Apparently, not even the Trustees know the answer to this--just ask Bishop Goodpaster (who I met once and yes, he’s cool and yes, he really is a preacher named Goodpaster).

This exact question is asked in the BSC D3 FAQ. Apparently, we would not have gotten into the SCAC without it, which is admittedly a big deal. And there’s the chance--I’ll believe it when I see it--that the program will actually boost the athletic program’s bottom line.

So, in the long-term, perhaps it makes sense to introduce football. And it’s true that north Alabama could probably use a D3 program. But it’s going to take quite some time before that team is competitive. It’s going to cost a lot of money to build the necessary facilities. Unlike basketball, there will be precious few BSC students who won’t have their football sympathies squarely elsewhere, and it’s not like BSC has ever been head-over-heels even for its basketball team.

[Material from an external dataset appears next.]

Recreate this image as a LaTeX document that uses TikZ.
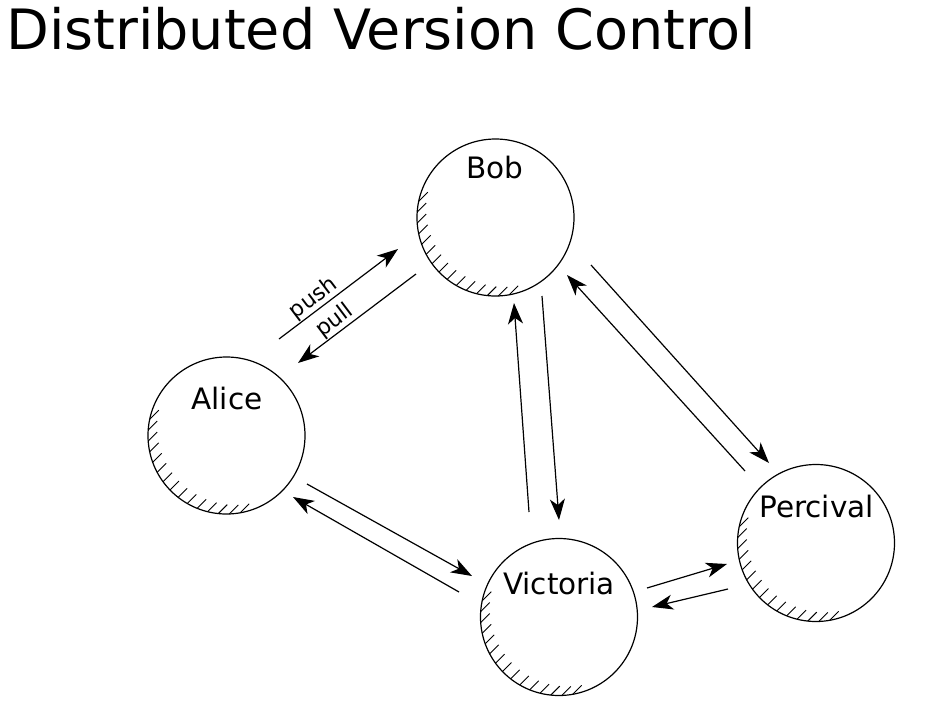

So forgive me for being underwhelmed--and for wondering if the football team is something of a sop to opponents of D3.

Uh…could we finally get to the bottom line?

Sure. I’m not happy at all about the drop. I’m not happy at all with Pollick or the Board.

But it’s not fair to blame Pollick and the Board for the drop. It’s fair to blame them for handling the decision in what seems like the least compassionate, campus-friendly way possible. But, again, when it comes to the decision itself I’m sure the finances had already made it for them.

The blame for the drop, I’m afraid, lies with the people who took us to Division I in the first place. It says something, I think, that even an, uh, intense BSC fan like myself was somewhat ambivalent when the announcement was made. Do we really belong in DI? I wondered.

No, we don’t. Which set of schools does BSC’s profile truly fit in with: Liberty, Winthrop, Charleston Southern, Radford, and Coastal Carolina, or Rhodes, Oglethorpe, Centre, and Sewanee? As a small liberal arts academic institution, which set do we want to rub shoulders with? Without question, the latter.

Division I was a hell of a lot of fun. I can understand the motivation behind the decision to move up. Lord knows plenty of schools have made the same one in recent years. But it was a huge mistake for many of those schools and, hard as it is to admit, it was for BSC, too. I can’t be too critical of BSC’s leadership at the time; I mean, Neal Berte was our President, and there’s not one BSC student who doesn’t know that without Dr. Berte there wouldn’t be a BSC. But I can’t help but think that in 15 years, this decision by Pollick and the Board--if not the manner in which they arrived at it--will be seen as an unpopular-but-necessary correction to an incorrect course of policy.

Sort of, you know, like highway construction.